Hans Peter Schwöbel auf einer Spritztour durch die Stadt.
In Englisch und Französisch gibt sie zudem Nachhilfe, Hans-Peter Schwöbel Deutsch und Rechnen für Grundschüler. „Zeitweise hatten wir zusammen 20 Nachhilfeschüler“, weiß er noch. „Aber es waren wertvolle Erfahrungen, ich habe davon später immer profitiert“, sagt sie, die von 1969 bis zur Pensionierung 2010 als Grund- und Hauptschullehrerin unterrichtet und sehr viel Wert darauf legt, intensiv auf Kinder aus schwierigen Verhältnissen einzugehen, sie fit fürs Leben zu machen.

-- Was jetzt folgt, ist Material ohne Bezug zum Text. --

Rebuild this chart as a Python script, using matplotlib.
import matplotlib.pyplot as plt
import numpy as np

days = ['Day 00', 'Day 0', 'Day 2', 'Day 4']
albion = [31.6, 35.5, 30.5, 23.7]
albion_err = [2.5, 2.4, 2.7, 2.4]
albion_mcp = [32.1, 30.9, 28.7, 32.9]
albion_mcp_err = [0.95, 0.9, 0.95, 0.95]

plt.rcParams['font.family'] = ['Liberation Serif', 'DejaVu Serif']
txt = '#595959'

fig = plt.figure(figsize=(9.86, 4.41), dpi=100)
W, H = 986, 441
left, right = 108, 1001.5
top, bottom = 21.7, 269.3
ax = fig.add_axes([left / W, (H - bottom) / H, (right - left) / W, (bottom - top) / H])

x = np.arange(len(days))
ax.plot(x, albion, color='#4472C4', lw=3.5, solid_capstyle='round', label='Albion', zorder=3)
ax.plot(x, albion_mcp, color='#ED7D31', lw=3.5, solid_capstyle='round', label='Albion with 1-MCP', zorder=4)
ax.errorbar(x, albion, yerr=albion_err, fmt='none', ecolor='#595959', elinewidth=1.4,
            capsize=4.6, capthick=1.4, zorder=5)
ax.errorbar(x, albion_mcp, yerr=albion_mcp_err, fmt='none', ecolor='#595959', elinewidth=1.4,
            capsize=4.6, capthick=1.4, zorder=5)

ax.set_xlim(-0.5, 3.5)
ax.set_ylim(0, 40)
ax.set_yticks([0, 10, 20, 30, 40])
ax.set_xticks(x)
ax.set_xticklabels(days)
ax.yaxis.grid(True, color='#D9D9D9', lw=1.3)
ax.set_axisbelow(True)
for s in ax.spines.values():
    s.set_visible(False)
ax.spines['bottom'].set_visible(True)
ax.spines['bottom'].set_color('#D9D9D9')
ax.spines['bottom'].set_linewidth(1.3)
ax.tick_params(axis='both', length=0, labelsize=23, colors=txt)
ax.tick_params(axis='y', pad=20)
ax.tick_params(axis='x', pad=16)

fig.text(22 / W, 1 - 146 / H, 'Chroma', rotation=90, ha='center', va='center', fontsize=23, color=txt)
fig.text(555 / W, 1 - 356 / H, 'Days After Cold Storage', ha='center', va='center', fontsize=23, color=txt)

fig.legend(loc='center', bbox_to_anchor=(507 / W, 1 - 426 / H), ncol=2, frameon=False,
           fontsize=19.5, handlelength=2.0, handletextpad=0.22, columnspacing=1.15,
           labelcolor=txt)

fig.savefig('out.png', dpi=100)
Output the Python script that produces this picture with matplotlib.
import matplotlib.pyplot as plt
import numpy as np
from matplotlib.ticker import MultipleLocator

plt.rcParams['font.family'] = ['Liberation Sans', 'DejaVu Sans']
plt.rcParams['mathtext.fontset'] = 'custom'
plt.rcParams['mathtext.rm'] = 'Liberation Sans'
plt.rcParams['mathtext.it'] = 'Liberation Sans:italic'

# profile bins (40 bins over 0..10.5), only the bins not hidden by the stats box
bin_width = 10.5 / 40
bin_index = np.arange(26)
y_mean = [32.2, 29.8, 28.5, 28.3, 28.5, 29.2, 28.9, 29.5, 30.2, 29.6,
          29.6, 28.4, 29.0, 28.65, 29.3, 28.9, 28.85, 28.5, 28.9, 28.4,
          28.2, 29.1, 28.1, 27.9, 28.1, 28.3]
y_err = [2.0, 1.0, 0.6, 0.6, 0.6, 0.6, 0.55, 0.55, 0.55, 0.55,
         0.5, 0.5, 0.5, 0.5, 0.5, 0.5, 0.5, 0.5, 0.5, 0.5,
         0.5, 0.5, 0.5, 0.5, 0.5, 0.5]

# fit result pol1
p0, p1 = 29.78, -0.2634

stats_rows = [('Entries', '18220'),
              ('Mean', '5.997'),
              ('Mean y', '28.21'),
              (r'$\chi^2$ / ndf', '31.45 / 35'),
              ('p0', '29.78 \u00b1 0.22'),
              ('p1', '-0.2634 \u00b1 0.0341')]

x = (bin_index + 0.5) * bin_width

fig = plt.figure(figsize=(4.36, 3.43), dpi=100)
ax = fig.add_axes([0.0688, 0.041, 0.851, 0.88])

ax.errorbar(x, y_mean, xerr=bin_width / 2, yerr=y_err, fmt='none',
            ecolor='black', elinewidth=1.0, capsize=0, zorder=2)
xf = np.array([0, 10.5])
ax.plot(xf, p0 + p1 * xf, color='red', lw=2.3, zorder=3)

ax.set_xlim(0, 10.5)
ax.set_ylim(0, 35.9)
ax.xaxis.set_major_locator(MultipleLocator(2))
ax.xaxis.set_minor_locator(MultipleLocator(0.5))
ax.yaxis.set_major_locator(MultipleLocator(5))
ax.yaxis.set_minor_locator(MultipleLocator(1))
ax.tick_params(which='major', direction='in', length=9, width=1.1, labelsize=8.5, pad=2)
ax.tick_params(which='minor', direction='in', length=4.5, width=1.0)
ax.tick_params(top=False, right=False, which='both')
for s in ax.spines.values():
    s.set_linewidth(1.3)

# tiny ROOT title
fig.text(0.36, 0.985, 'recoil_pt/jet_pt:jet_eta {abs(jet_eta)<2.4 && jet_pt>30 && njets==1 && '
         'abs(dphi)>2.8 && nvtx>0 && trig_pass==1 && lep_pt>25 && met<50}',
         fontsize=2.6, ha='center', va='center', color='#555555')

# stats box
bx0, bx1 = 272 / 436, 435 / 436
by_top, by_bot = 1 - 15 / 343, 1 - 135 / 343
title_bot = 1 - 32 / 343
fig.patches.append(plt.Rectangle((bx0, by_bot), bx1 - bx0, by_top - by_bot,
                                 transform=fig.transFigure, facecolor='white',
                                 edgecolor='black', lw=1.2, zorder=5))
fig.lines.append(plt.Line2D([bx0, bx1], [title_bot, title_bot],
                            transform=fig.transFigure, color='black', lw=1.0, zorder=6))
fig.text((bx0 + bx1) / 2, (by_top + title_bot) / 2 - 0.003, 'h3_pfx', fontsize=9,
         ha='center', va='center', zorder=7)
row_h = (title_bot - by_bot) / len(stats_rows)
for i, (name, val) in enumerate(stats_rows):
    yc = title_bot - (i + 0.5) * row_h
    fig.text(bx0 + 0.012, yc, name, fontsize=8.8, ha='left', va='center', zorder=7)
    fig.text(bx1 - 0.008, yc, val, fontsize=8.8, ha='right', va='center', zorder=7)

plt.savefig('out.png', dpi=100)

Auch für ihren Mann ist Susanna Martinez, wie er offen sagt, wichtige Stütze, die ihn oft inspiriert, berät und ermutigt. Das gilt heute für seine Tätigkeit als Schriftsteller und Kabarettist, der für Mundart und Sketche ebenso bekannt ist wie für Essays, Predigten und wissenschaftliche Vorträge. Aber so wie sie sich ihr Lehramtsstudium hat selbst verdienen müssen, so gilt das auch für den in Buchen geborenen Kraftfahrzeugmechaniker, der erst auf dem Zweiten Bildungsweg Mittlere Reife, Abitur und dann das Studium der Sozialwissenschaften schafft – bis hin zu Promotion und Professorentitel.